Eva Green dominates the screen as Persian naval commander Artemesia in "300: Rise of an Empire." -- Courtesy photo



It’s easy to find fault in the works of director Zack Snyder and comic book visionary Frank Miller. But after watching “300: Rise of an Empire,” it’s readily apparent that it takes more than mimicry to replicate what made their work so special.

“300” is the film that launched Snyder’s career into high gear, and for good reason. His approach to action filmmaking was fresh and exciting (and spawned plenty of imitators) and his depiction of Miller’s trademark visual style was both impressive and distinct. He managed to retain the spirit of the style without slavishly copying it frame for frame the way Robert Rodriguez did with “Sin City.” Snyder’s film felt like a legend brought to stylish, violent life. Agree or disagree with its politics and philosophy all you want, but at least Snyder felt like he was trying to say something alongside the gore and choreography.

“Rise of an Empire” has less on its mind than its predecessor (which is really saying something, depending on your view of the original) other than slavishly copying Snyder’s visual style and telling two stories, only one of which is interesting.

It’s actually a little difficult to classify “Rise of an Empire.” The story spans events which transpire before, during and after “300,” effectively making it a prequel, sequel and sidequel (shut up, I’m making it a word). Xerxes (Rodrigo Santoro), devastated by the death of his father King Darius at the hands of Greek commander Themistokles (Sullivan Stapleton), is manipulated into becoming a god king by Artemisia (Eva Green).

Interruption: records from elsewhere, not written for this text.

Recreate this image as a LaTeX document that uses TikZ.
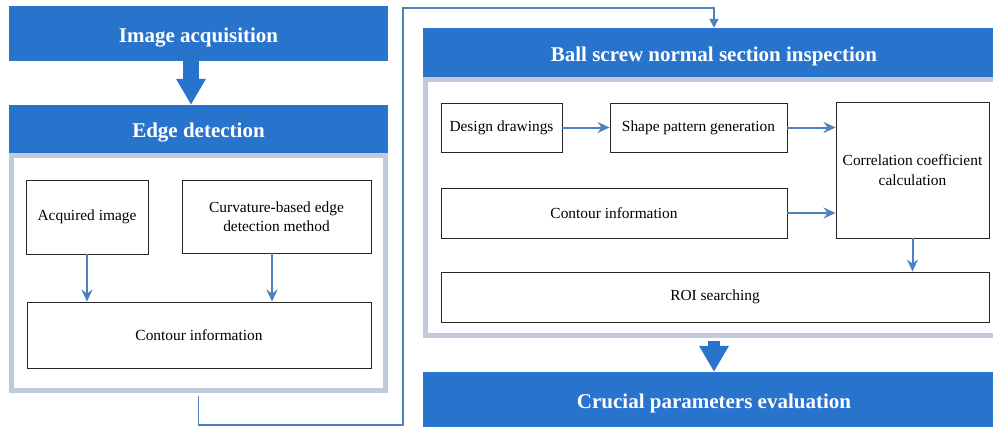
\documentclass[tikz,border=0pt]{standalone}
\usepackage{fontspec}
\setmainfont{Liberation Serif}
\usetikzlibrary{arrows.meta}
\definecolor{barblue}{HTML}{2874CC}
\definecolor{panelgray}{HTML}{BFCADB}
\definecolor{linkblue}{HTML}{4F81BD}
\begin{document}
\begin{tikzpicture}[x=1pt,y=-1pt,
  bar/.style={fill=barblue, draw=none, text=white, font=\bfseries\fontsize{21}{24}\selectfont, inner sep=0pt, text height=17pt, text depth=0pt},
  panel/.style={draw=panelgray, line width=5pt, fill=white, inner sep=0pt},
  box/.style={draw=black!85, line width=0.9pt, fill=white, font=\fontsize{15.4}{19.5}\selectfont, align=center, inner sep=2pt},
  flow/.style={draw=linkblue, line width=2pt, -{Stealth[length=12pt,width=11pt,inset=4pt]}},
  bigarrow/.style={draw=barblue, line width=#1, -{Triangle[length=26pt,width=28pt]}},
  link/.style={draw=linkblue, line width=1.6pt, -{Triangle[length=9pt,width=9pt]}}]
\useasboundingbox (0,0) rectangle (993,426);
\clip (0,0) rectangle (993,426);
\fill[white] (0,0) rectangle (993,426);

% left column
\node[bar, minimum width=379pt, minimum height=55pt] (bar1) at (198.5,33.5) {Image acquisition};
\node[bar, minimum width=379pt, minimum height=48pt] (bar2) at (198.5,129) {Edge detection};
\node[panel, minimum width=374pt, minimum height=235pt] (pL) at (198.5,273) {};
\node[box, minimum width=122pt, minimum height=74pt] (ai) at (87,217) {Acquired image};
\node[box, minimum width=189pt, minimum height=73pt] (cu) at (276.5,216.5) {Curvature-based edge\\detection method};
\node[box, minimum width=344pt, minimum height=66pt] (ci1) at (199,335) {Contour information};

% right column
\node[panel, minimum width=577pt, minimum height=256pt] (pR) at (714,207.5) {};
\node[bar, minimum width=582pt, minimum height=49pt] (bar3) at (714,52.5) {Ball screw normal section inspection};
\node[bar, minimum width=582pt, minimum height=56pt] (bar4) at (714,400) {Crucial parameters evaluation};
\node[box, minimum width=121pt, minimum height=49pt] (dd) at (501.5,127.5) {Design drawings};
\node[box, minimum width=177pt, minimum height=49pt] (sp) at (698.5,127.5) {Shape pattern generation};
\node[box, minimum width=153pt, minimum height=136pt] (cc) at (912.5,170) {Correlation coefficient\\calculation};
\node[box, minimum width=346pt, minimum height=50pt] (ci2) at (614,213) {Contour information};
\node[box, minimum width=548pt, minimum height=50pt] (roi) at (715,297) {ROI searching};

% big arrows
\coordinate (a1) at ([xshift=-7.5pt]bar1.south);
\draw[bigarrow=16pt] (a1) -- (a1 |- bar2.north);
\coordinate (a2) at ([yshift=-2.5pt]pR.south);
\draw[bigarrow=12pt] (a2) -- (a2 |- bar4.north);

% flow arrows left
\draw[flow] (ai.south) -- (ai.south |- ci1.north);
\coordinate (cuo) at ([xshift=-4.5pt]cu.south);
\draw[flow] (cuo) -- (cuo |- ci1.north);

% flow arrows right
\draw[flow] (dd.east) -- (sp.west);
\draw[flow] (sp.east) -- (sp.east -| cc.west);
\draw[flow] (ci2.east) -- (ci2.east -| cc.west);
\draw[flow] (cc.south) -- (cc.south |- roi.north);

% long connector
\coordinate (k1) at (403,425);
\coordinate (k2) at (403,8);
\draw[link] ([yshift=-2.5pt]pL.south) |- (k1) -- (k2) -| (bar3.north);
\end{tikzpicture}
\end{document}
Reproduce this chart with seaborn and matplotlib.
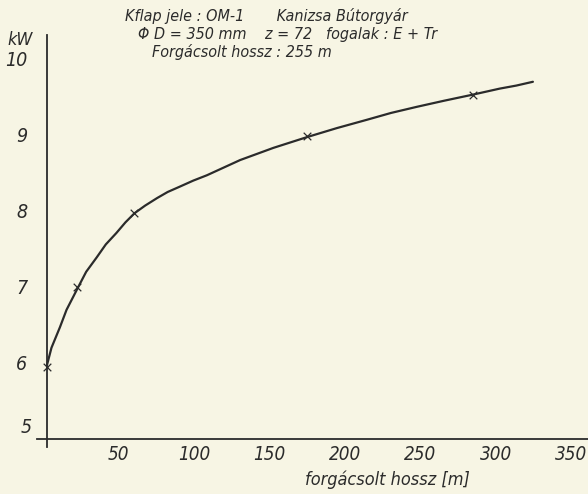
import matplotlib
matplotlib.use("Agg")
import matplotlib.pyplot as plt
from matplotlib import font_manager
from matplotlib.transforms import ScaledTranslation
import seaborn as sns
import pandas as pd

# curve (forgácsolt hossz [m] -> kW)
curve_len = [0, 3, 8.6, 13, 20.5, 26, 33, 39, 46, 52, 58, 65, 73, 80, 88, 97, 106,
             117, 128, 139, 150, 161, 172, 192, 212, 228, 245, 263, 282, 300, 311, 322]
curve_kw = [5.97, 6.2, 6.47, 6.7, 6.99, 7.2, 7.39, 7.56, 7.71, 7.85, 7.97, 8.07, 8.17,
            8.25, 8.32, 8.4, 8.47, 8.57, 8.67, 8.75, 8.83, 8.9, 8.97, 9.09, 9.2, 9.29,
            9.37, 9.45, 9.53, 9.61, 9.65, 9.7]

# measured points (x marks)
meas_len = [0, 20, 58, 172, 282]
meas_kw = [5.95, 7.0, 7.97, 8.98, 9.52]

x_ticks = [50, 100, 150, 200, 250, 300, 350]
y_ticks = [6, 7, 8, 9, 10]

# header lines: (x px, y px, text)
header = [
    (125, 16, "Kflap jele : OM-1       Kanizsa Bútorgyár"),
    (138, 34, "Φ D = 350 mm    z = 72   fogalak : E + Tr"),
    (152, 52, "Forgácsolt hossz : 255 m"),
]

sns.set_theme(style="white")
plt.rcParams["font.family"] = ["DejaVu Sans"]
plt.rcParams["font.style"] = "italic"


def pick_narrow_font():
    # the lettering is a narrow stencil hand, so look for a condensed face
    good = []
    for f in font_manager.fontManager.ttflist:
        narrow = ("Condensed" in f.name or "Narrow" in f.name
                  or f.stretch in ("condensed", "semi-condensed", 600, 700))
        if narrow and f.style in ("italic", "oblique") and f.weight in ("normal", 400, "regular"):
            good.append(f.fname)
    if good:
        return font_manager.FontProperties(fname=sorted(good)[0])
    return font_manager.FontProperties(family="DejaVu Sans", style="italic", stretch="condensed")


fp = pick_narrow_font()

bg = "#f7f5e4"
ink = "#2b2b2b"

fig = plt.figure(figsize=(5.88, 4.94), dpi=100, facecolor=bg)
ax = fig.add_axes([0, 0, 1, 1], facecolor=bg)

curve = pd.DataFrame({"len": curve_len, "kw": curve_kw})
meas = pd.DataFrame({"len": meas_len, "kw": meas_kw})

sns.lineplot(data=curve, x="len", y="kw", sort=False, color=ink, lw=1.6, ax=ax)
sns.scatterplot(data=meas, x="len", y="kw", marker="x", s=30, color=ink, linewidth=0.9, ax=ax, zorder=3)

ax.set_xlim(-31.1, 358.5)
ax.set_ylim(4.276, 10.776)

for side in ["top", "right"]:
    ax.spines[side].set_visible(False)
ax.spines["left"].set_position(("data", 0))
ax.spines["bottom"].set_position(("data", 5))
ax.spines["left"].set_bounds(4.895, 10.32)
ax.spines["bottom"].set_bounds(-6.6, 358.5)
for side in ["left", "bottom"]:
    ax.spines[side].set_color(ink)
    ax.spines[side].set_linewidth(1.3)

ax.set_xticks(x_ticks)
ax.set_yticks(y_ticks)
ax.tick_params(axis="x", direction="in", length=6, width=1, color=ink, pad=4, labelcolor=ink)
ax.tick_params(axis="y", direction="out", length=6, width=1, color=ink, pad=8, labelcolor=ink)
# hand lettering sits a touch left of each tick
shift = ScaledTranslation(-4 / 100, 0, fig.dpi_scale_trans)
for lab in ax.get_xticklabels():
    lab.set_fontproperties(fp)
    lab.set_fontsize(13.5)
    lab.set_transform(lab.get_transform() + shift)
for lab in ax.get_yticklabels():
    lab.set_fontproperties(fp)
    lab.set_fontsize(14)
ax.set_xlabel("")
ax.set_ylabel("")

# '5' sits above the origin, 'kW' on top of the y axis
ax.text(-14, 5.15, "5", fontproperties=fp, fontsize=14, color=ink, ha="center", va="center")
fig.text(20 / 588, 1 - 40 / 494, "kW", fontproperties=fp, fontsize=13, color=ink,
         ha="center", va="center")
fig.text(387 / 588, 1 - 480 / 494, "forgácsolt hossz [m]", fontproperties=fp, fontsize=13,
         color=ink, ha="center", va="center")

for px, py, txt in header:
    fig.text(px / 588, 1 - py / 494, txt, fontproperties=fp, fontsize=11.5, color=ink,
             ha="left", va="center")

fig.savefig("out.png", dpi=100, facecolor=bg)
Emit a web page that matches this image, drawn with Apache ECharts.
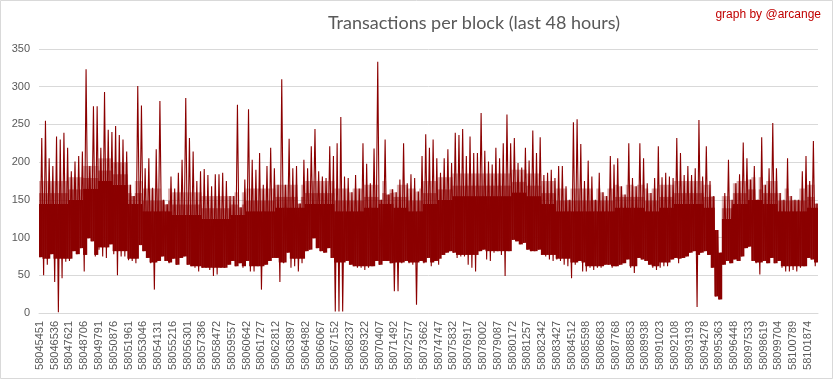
<!DOCTYPE html>
<html><head><meta charset="utf-8">
<script src="https://cdn.jsdelivr.net/npm/echarts@6/dist/echarts.min.js"></script>
<style>html,body{margin:0;padding:0;background:#fff}#c{width:833px;height:379px}</style>
</head><body><div id="c"></div>
<script>
const tickLabels = ['58045451','58046536','58047621','58048706','58049791','58050876','58051961','58053046','58054131','58055216','58056301','58057386','58058472','58059557','58060642','58061727','58062812','58063897','58064982','58066067','58067152','58068237','58069322','58070407','58071492','58072577','58073662','58074747','58075832','58076917','58078002','58079087','58080172','58081257','58082342','58083427','58084512','58085598','58086683','58087768','58088853','58089938','58091023','58092108','58093193','58094278','58095363','58096448','58097533','58098619','58099704','58100789','58101874'];

// per-segment maximum and minimum transactions per block
const highs = [232,255,205,195,234,230,239,219,188,201,208,214,323,195,274,274,219,293,243,240,
248,236,230,214,170,155,301,275,192,205,166,217,281,150,144,181,165,186,203,285,
232,214,175,188,191,183,168,184,184,186,175,155,155,276,140,177,270,203,190,212,
170,195,219,192,170,310,170,231,192,195,145,203,192,221,244,188,181,179,221,208,
225,260,181,179,160,183,165,225,198,172,218,333,150,230,157,164,160,177,225,172,
184,179,161,208,237,219,230,205,186,205,217,199,239,236,244,208,234,212,212,265,
215,201,197,219,205,225,263,225,232,199,193,219,202,242,212,233,183,186,190,179,
195,195,168,150,253,257,224,175,202,181,150,186,160,155,208,197,205,168,157,225,
179,168,225,205,172,159,179,221,180,186,181,179,232,212,183,195,183,192,256,181,
221,175,155,110,80,159,203,150,172,184,226,205,177,195,150,233,170,192,252,192,
159,150,205,155,150,150,188,208,175,228,145];
const lows = [74,50,64,78,41,1,46,68,69,82,78,86,55,99,95,75,84,75,73,91,
78,50,75,75,70,69,66,90,82,73,66,31,69,75,69,66,72,64,73,75,
64,62,60,55,60,60,57,49,51,60,60,64,69,62,66,60,69,55,55,62,
31,64,69,73,73,41,66,80,60,62,55,66,82,84,99,86,82,80,86,73,
2,2,2,69,64,62,60,60,57,60,62,69,64,69,69,66,29,29,66,69,
66,64,11,69,66,73,62,69,64,77,80,82,80,73,75,75,64,60,55,82,
84,71,69,80,82,77,49,82,97,95,91,93,84,82,82,84,77,75,71,69,
71,69,64,62,46,64,69,55,55,60,57,60,60,64,64,60,62,64,66,71,
60,53,73,71,69,64,60,57,60,62,62,71,73,66,73,75,80,82,8,80,
82,77,60,22,18,64,69,66,71,69,75,86,88,69,66,51,69,66,73,66,
69,60,55,55,57,55,60,62,73,71,62];
// levels between which the band looks solid, one value per tick interval
const denseTop = [145,145,150,165,175,170,145,135,135,130,130,125,125,130,135,135,140,140,145,145,
135,135,140,145,140,135,145,150,155,155,155,155,160,155,145,135,135,135,135,140,
140,135,140,145,145,140,125,145,150,145,135,135,140];
const denseBottom = [72,72,72,77,87,82,72,67,67,62,62,60,60,62,62,62,67,72,77,67,
67,62,62,62,67,67,67,72,77,77,82,82,87,82,77,72,67,62,62,62,
62,62,67,72,77,20,15,67,67,62,62,62,67];

const SEG_PER_TICK = 4, PER_TICK = 8;
const FADE = [0, 14, 30];          // solid part, then two thinner-looking bands above it
const base = [], layers = [[], [], []], trace = [];
for (let i = 0; i < highs.length; i++) {
  const k = Math.floor(i / SEG_PER_TICK);
  const dt = denseTop[k];
  const b = Math.min(Math.max(lows[i], denseBottom[k]), highs[i]);
  let prev = b;
  const sizes = FADE.map(f => {
    const t = Math.max(Math.min(highs[i], dt + f), prev);
    const s = t - prev; prev = t; return s;
  });
  for (let r = 0; r < 2; r++) {
    base.push(b);
    sizes.forEach((s, n) => layers[n].push(s));
  }
  trace.push(lows[i], highs[i]);
}
const cats = trace.map((_, j) => String(j));
const layerColors = ['#8b0000', 'rgba(139,0,0,0.62)', 'rgba(139,0,0,0.3)'];

const chart = echarts.init(document.getElementById('c'), null, {renderer: 'canvas'});
chart.setOption({
  animation: false,
  backgroundColor: '#ffffff',
  title: {
    text: 'Transactions per block (last 48 hours)',
    left: 469, top: 9, textAlign: 'center',
    textStyle: {fontSize: 18, fontWeight: 'normal', color: '#595959', fontFamily: 'Lato, "Liberation Sans", sans-serif'}
  },
  graphic: [
    {type: 'rect', shape: {x: 0.5, y: 0.5, width: 832, height: 378}, style: {fill: 'none', stroke: '#d9d9d9', lineWidth: 1}, silent: true},
    {type: 'text', right: 12, top: 9, style: {text: 'graph by @arcange', fill: '#c00000', font: '12px "Liberation Sans", Arial, sans-serif'}}
  ],
  grid: {left: 39, right: 15, top: 49, height: 264, containLabel: false},
  xAxis: {
    type: 'category', data: cats, boundaryGap: true,
    axisLine: {lineStyle: {color: '#d9d9d9'}},
    axisTick: {show: false},
    axisLabel: {
      rotate: 90, interval: (idx) => idx % PER_TICK === 0,
      formatter: (v, idx) => tickLabels[idx / PER_TICK] || '',
      color: '#595959', fontSize: 11, margin: 8, fontFamily: '"Liberation Sans", Arial, sans-serif'
    },
    splitLine: {show: false}
  },
  yAxis: {
    type: 'value', min: 0, max: 350, interval: 50,
    axisLine: {show: false}, axisTick: {show: false},
    axisLabel: {color: '#595959', fontSize: 11, margin: 9, fontFamily: '"Liberation Sans", Arial, sans-serif'},
    splitLine: {lineStyle: {color: '#d9d9d9', width: 1}}
  },
  series: [
    {type: 'bar', stack: 'core', data: base, barWidth: 2.3, silent: true, itemStyle: {color: 'rgba(0,0,0,0)'}},
    ...layers.map((d, n) => ({type: 'bar', stack: 'core', data: d, barWidth: 2.3, silent: true,
      itemStyle: {color: layerColors[n]}})),
    {type: 'line', data: trace, showSymbol: false, symbol: 'none', sampling: null, silent: true,
     lineStyle: {color: '#8b0000', width: 1.1}}
  ]
});
</script>
</body></html>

Artemisia is basically Persia’s shadow queen and whispers platitudes and orders into Xerxes’ ear, coaxing him to do her bidding under the guise of an advisor. She wants nothing more than to destroy the Greeks and thus has Xerxes rally his forces to once more march forth and conquer.

This is by far the most interesting thread of the film. Artemisia is as fierce and feral as females come in cinema and she’s more than a force to be reckoned with among legions of men who dwarf her in physical stature. She’s both a cunning warrior and a canny commander, leading Xerxes’ entire navy. But she’s also intriguingly developed as a character as well. A former Greek slave who managed to rise through the ranks of Darius’ military, she lives for nothing more than to annihilate the country that destroyed her life and family.

All of this is driven home thanks to the delicious performance delivered by Eva Green. There’s a lust in her eyes, not for men or riches, but for power and blood. Artemisia relishes each time she lets fly an arrow or swings a sword because it brings her one inch closer to driving the Greeks further beneath her heel. Green laps up each and every moment she’s on screen and is the only person in the cast who realizes just how campy this whole affair is and goes for broke. She’s ruthless and evil and you almost want her to win.

That I found myself rooting for the film’s ostensible villain was made all them more problematic by the fact that the film’s ostensible hero, Themistokles, is comically undefined. He’s all abs and stubble and little else. There’s a throwaway line in there where he admits to forsaking all things in life so he can be a great commander, but it’s lip service to a character whom I somehow feel I know less about at the end of the film than I did at the beginning. There’s zero effort to define him in any substantial way. The same goes for the myriad other (borderline anonymous) Greek soldiers that surround him.

In some ways it’s almost not fair. Green is so captivating as Artemisia that of course everyone else is not going to be as interesting, but it still sticks out to the film’s detriment. If nothing else, you’ll find yourself appreciating Gerard Butler’s performance as Leonidas and the hammy charisma he and the other Spartans brought to the proceedings.

The action is at least fun enough to watch. Murro does a pretty impressive job of doing the cinematic equivalent of a cover song, to the point where you’d be forgiven if you thought it was Snyder who made the film. I found it a little funny that so much of the action still centers around swords and shields despite the water-bound nature of the battles (it’s Persia’s navy versus Greece’s, after all), but given the era’s lack of artillery, I suppose this was really the only way to get things done.

Murro shoots everything to be as in-your-face as possible (got to give the audience the most bang for their 3D surcharge buck, I guess), including the comical amounts of digital blood but if all you’re really after is the visceral thrill of seeing Greeks and Persians lose various limbs then this ought to fit the bill just fine.

It’s only when blood wasn’t being spilled or whenever Green wasn’t on screen that my eyes began to glaze over, which sadly amounts to about half the film. Every time it threatened to invest us in one side, we’re ripped away to be plunged back into the other.

There are multiple fingers to be pointed here. Murro lacks any real identity as a director (to the point where I won’t be the least bit surprised when/if it’s revealed years later that Snyder actually stealth-0directed most of the film) and instead just copies what came before him. That said, the script fails him more often than not, and on that the blame lies squarely on Snyder, who co-wrote with fellow “300” scribe Kurt Johnstad, though this time without the backbone of a Miller-crafted comic to guide them.

Which brings me back to my opening point. Miller and Snyder have made iconic pieces of entertainment. Those pieces have undeniable and unavoidable problems of their own, but trying to recapture what made the originals so captivating takes more talent than some give them credit.